ALMOST 1,000 residents have signed a petition against plans to formally abandon a replacement swimming pool near York's Barbican Centre.

The petition was being handed this afternoon to City of York Council's planning committee by Labour councillor Tracey Simpson-Laing.

It urges the committee not to reverse a legal agreement attached to planning permission for the redevelopment of land alongside the leisure centre with flats and a hotel.

The Section 106 agreement demanded that a swimming pool should be built on the nearby Kent Street coach park to compensate for the loss of the Barbican pool, which closed in 2004. The council has been asked to change it to an agreement obliging developers to give the council £6.4 million for the land, so that new and improved sports facilities can be built elsewhere.

Officers have warned that, if the authority continues to insist on the replacement pool being built, it will jeopardise the city's two other existing pools, Yearsley and Edmund Wilson.

The council hopes to use proceeds from the land sale to refurbish the Edmund Wilson Baths or build a new pool on land at Oaklands School, and also to contribute towards a proposed joint scheme with the University of York for a new pool at Heslington.

But officers say the developers, Barbican Venture (York) Ltd might pull out of a deal to buy the land, causing further delays in the site's redevelopment.

Steve Galloway, the Liberal Democrat council leader, has said the change was an "enabling amendment", which gives the authority more flexibility in using the capital receipt from the land sale.

He said it would mean the council was obliged to spend the £6 million capital receipt on sports and swimming facilities in the city, but without it being tied to the Kent Street site.

However, Labour has said the top priority should be the provision of a pool in the city centre.

Coun Simpson-Laing said the response to its petition showed the scale of feeling in the city about the Barbican centre, "and what a massive mistake the Lib Dems have made by deciding to go back on their promise and abandon swimming on the site."
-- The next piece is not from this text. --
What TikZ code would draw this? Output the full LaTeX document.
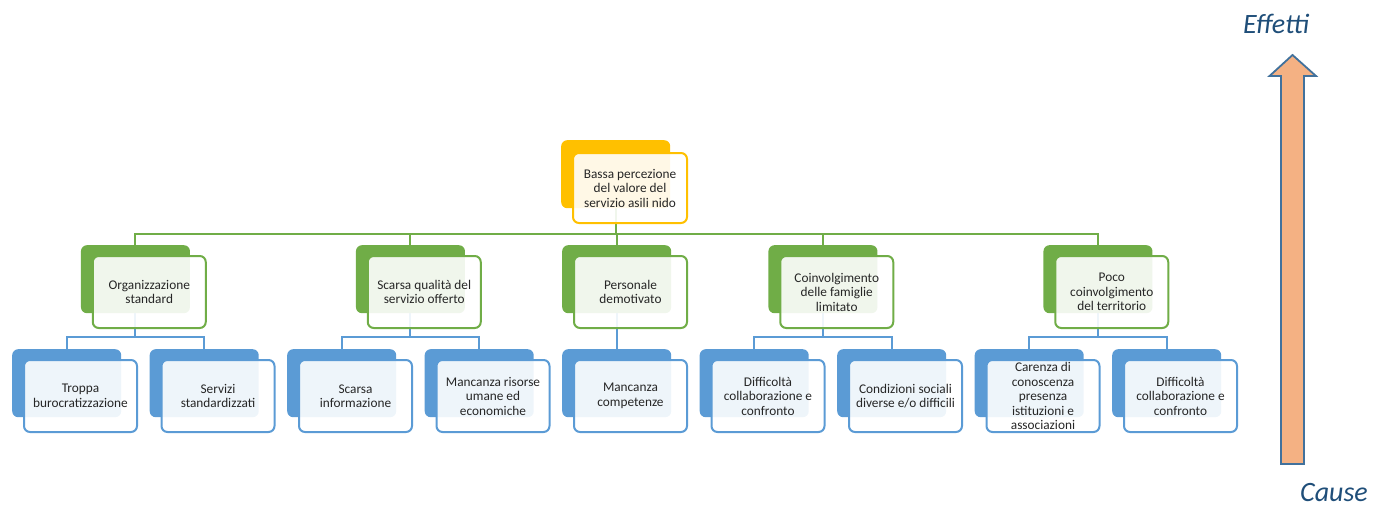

She claimed: "This is our last chance to save the day regarding this as, if the planning committee votes against changing the agreement, then they will not be able to proceed as planned.

"I am urging everybody on the planning committee to do what is right and refuse the application to change the agreement.

"The city, even if the university application succeeds at inquiry, will be short of swimming provision.

"York desperately needs a city centre swimming facility and this is probably the last chance to keep that possibility alive."